Abimelech had not yet taken Sarah into his bed. Nevertheless, God had shut up the wombs of every female in Abimelech’s house. He reasoned with God, saying, “Master, will you punish the innocent? Both Abraham and Sarah lied to me. I had no idea they were married.”

“I know you’re innocent,” God answered in the dream, “and I alone prevented you from sin. Return Sarah to Abraham, because he’s a prophet. He’ll pray for you, and you’ll live. Otherwise, you and your family will all die.”

Abimelech got up early the next morning, and having not slept well, he brought his servants in for a meeting. Telling them about the vision, everyone was afraid for their lives. Then the king called Abraham and said, “What did I do to be treated so cruelly? You’ve sullied me and my domain.

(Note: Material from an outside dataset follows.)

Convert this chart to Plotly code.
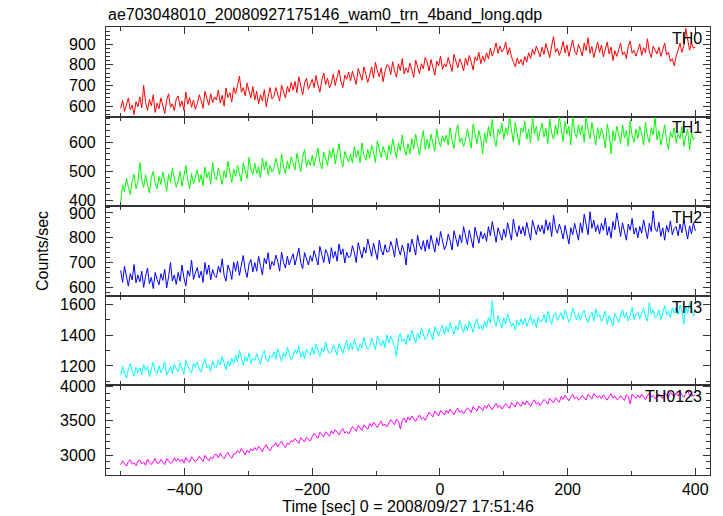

What were you thinking?”

Abraham confessed that he didn’t trust a kingdom who didn’t fear God. “Besides,” he added, “she actually is my half-sister. Sarah and I share the same father. When God called me out of our father’s house, we agreed that she would play the role of sister any time we settled in a new place.”

Abimelech brought Sarah back, along with sheep, oxen, slaves of both sexes, and a thousand silver pieces. He handed them all over to Abraham. He said, “Survey my land and settle wherever you like.” Then he turned to Sarah and said, “I have paid your brother with silver as a sign of your vindication.”

Abraham prayed to God, and as promised, Abimelech and his household were healed. The king’s wife and female slaves could bear children again.